*** Given data

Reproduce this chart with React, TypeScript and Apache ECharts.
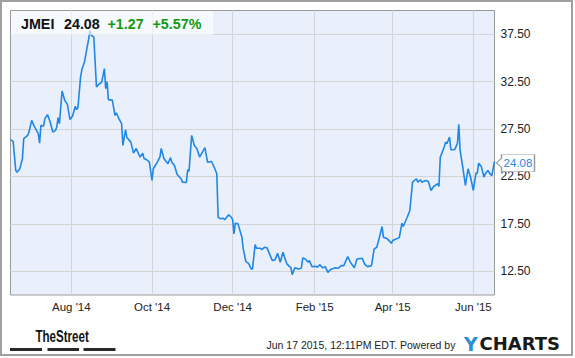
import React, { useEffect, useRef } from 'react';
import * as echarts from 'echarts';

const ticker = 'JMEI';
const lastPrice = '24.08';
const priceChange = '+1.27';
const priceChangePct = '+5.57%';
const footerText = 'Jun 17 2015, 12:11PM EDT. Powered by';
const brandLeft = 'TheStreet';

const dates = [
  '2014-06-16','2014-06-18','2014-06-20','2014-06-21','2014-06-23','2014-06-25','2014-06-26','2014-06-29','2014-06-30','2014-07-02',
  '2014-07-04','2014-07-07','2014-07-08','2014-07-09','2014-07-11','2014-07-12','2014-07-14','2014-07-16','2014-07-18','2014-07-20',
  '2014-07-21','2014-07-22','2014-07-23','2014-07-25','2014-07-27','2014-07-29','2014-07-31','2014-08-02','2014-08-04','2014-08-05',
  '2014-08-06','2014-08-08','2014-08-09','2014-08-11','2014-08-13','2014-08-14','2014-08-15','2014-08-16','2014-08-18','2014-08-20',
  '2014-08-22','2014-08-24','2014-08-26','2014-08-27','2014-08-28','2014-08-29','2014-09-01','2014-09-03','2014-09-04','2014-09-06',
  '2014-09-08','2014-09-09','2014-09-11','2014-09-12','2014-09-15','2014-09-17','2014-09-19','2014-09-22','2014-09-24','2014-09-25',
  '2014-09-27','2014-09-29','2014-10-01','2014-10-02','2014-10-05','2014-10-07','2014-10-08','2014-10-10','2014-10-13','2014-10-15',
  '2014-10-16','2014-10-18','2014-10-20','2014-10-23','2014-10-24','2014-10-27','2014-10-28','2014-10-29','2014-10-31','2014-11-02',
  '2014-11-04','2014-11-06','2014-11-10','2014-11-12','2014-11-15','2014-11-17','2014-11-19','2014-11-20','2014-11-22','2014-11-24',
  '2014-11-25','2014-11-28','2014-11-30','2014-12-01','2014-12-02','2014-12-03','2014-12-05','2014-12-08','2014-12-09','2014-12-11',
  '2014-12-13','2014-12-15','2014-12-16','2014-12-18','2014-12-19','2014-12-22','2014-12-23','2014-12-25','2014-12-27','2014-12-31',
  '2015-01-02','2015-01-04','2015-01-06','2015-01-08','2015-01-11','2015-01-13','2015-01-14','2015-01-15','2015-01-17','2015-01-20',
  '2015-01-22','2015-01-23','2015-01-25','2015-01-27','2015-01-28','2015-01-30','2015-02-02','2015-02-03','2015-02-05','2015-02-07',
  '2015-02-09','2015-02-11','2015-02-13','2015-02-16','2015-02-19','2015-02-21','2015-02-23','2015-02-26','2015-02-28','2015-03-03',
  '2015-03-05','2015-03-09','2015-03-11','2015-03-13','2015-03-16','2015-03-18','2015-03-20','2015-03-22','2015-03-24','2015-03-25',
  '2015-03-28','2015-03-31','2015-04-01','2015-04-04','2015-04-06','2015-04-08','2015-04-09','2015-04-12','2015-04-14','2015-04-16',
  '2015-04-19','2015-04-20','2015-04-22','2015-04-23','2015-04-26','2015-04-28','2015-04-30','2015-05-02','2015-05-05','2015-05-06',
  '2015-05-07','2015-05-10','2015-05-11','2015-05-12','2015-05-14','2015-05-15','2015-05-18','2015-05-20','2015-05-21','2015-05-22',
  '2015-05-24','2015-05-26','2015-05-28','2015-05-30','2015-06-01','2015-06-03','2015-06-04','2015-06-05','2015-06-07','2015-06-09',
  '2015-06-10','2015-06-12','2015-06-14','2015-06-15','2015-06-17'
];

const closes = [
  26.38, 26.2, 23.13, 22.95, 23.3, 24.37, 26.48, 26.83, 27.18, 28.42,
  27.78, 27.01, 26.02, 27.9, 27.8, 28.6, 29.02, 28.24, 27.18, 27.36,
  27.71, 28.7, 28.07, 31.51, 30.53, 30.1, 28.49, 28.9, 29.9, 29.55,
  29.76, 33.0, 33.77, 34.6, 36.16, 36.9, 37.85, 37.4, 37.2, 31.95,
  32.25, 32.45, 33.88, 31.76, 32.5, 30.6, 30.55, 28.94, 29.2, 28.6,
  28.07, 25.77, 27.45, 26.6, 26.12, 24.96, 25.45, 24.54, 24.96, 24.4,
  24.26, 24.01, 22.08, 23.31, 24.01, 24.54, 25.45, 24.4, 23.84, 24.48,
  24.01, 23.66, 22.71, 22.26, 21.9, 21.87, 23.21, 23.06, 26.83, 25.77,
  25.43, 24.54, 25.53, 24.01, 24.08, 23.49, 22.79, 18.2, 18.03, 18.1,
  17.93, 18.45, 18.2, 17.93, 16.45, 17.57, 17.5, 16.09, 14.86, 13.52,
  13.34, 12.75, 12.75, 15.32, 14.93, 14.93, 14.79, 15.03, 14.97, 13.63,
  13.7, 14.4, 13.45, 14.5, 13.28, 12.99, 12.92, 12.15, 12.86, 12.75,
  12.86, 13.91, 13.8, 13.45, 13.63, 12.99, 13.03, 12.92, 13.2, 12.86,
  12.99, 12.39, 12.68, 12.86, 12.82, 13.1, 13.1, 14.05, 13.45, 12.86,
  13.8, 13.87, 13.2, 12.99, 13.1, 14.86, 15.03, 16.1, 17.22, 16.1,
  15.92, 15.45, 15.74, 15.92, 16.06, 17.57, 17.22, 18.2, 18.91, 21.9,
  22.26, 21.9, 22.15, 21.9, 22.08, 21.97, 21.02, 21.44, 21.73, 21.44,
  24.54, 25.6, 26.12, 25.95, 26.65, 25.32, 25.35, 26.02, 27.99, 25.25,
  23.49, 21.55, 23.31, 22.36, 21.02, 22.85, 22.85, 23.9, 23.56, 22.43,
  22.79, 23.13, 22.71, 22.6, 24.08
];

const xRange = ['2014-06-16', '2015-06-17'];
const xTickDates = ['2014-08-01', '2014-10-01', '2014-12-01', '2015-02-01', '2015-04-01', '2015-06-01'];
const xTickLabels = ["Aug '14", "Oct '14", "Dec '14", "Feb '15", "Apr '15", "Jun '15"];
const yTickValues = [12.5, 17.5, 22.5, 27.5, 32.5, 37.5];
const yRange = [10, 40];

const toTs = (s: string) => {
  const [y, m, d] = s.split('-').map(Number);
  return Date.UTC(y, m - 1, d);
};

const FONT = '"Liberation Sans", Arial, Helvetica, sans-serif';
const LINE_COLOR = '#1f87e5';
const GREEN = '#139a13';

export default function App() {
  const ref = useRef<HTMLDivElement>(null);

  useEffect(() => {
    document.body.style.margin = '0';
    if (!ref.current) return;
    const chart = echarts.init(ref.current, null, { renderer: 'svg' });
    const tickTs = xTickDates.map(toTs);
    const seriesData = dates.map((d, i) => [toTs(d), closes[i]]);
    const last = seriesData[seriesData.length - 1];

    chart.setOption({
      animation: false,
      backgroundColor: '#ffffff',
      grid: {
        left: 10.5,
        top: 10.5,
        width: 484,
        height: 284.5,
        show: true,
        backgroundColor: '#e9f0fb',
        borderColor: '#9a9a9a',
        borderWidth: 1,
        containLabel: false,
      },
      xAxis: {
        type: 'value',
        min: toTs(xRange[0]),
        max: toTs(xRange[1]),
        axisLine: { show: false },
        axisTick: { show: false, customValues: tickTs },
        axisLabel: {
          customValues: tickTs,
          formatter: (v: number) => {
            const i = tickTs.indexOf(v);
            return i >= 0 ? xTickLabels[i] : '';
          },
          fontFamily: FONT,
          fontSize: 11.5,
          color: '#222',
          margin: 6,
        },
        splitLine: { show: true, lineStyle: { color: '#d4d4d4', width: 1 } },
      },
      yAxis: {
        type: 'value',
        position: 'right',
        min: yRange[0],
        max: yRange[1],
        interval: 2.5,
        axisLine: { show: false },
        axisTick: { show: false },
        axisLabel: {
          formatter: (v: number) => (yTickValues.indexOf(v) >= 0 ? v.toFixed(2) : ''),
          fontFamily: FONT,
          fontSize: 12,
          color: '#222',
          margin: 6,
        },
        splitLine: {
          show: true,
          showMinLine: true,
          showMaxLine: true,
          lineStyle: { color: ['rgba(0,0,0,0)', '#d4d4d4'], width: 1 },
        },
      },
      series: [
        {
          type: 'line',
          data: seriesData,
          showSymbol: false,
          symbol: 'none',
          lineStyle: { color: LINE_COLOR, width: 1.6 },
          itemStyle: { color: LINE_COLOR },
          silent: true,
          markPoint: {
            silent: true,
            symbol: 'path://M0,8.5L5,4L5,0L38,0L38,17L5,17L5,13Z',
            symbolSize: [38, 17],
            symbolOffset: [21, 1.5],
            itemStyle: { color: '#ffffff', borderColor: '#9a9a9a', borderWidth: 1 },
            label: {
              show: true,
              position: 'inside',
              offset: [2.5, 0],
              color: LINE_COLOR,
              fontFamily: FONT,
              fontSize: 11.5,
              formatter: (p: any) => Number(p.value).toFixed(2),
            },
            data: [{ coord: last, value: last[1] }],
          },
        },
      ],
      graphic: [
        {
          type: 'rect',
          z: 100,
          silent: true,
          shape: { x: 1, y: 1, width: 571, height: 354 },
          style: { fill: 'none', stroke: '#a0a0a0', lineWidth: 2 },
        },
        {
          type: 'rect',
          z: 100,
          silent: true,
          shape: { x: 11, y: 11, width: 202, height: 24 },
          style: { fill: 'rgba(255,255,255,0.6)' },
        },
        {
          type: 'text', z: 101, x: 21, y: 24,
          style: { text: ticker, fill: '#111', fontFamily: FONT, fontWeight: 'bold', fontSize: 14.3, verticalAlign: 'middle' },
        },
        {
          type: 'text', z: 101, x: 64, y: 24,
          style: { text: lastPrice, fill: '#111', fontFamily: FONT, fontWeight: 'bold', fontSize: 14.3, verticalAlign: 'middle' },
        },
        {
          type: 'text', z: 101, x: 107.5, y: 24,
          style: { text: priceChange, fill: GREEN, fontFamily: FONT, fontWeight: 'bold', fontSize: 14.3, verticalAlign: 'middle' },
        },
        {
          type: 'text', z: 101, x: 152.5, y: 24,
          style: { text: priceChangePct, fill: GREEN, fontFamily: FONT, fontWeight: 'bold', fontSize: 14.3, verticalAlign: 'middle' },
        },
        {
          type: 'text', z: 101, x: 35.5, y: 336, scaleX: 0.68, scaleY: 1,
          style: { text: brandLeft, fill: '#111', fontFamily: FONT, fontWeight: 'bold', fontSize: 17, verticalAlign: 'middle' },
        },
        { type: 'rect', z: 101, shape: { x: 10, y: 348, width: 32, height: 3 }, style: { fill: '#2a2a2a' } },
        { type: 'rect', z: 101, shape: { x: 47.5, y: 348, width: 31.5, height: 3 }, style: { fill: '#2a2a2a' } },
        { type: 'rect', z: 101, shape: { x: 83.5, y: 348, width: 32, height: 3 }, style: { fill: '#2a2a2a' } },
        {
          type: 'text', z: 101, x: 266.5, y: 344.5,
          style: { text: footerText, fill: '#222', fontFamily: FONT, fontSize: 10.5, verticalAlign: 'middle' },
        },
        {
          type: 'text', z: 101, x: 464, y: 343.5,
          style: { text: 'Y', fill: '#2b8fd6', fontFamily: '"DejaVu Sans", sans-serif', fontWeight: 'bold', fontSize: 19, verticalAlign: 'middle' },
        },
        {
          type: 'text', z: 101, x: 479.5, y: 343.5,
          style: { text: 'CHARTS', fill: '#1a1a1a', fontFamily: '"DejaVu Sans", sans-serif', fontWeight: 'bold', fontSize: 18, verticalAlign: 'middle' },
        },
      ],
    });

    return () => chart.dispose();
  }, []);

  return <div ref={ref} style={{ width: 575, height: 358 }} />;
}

******

_What this task involves:_ Skip the pictures and restate exactly the lines from the beginning of the listing to the line with "const brandLeft = 'TheStreet';", that line included.

_Exercise output:_
Reproduce this chart with React, TypeScript and Apache ECharts.
import React, { useEffect, useRef } from 'react';
import * as echarts from 'echarts';

const ticker = 'JMEI';
const lastPrice = '24.08';
const priceChange = '+1.27';
const priceChangePct = '+5.57%';
const footerText = 'Jun 17 2015, 12:11PM EDT. Powered by';
const brandLeft = 'TheStreet';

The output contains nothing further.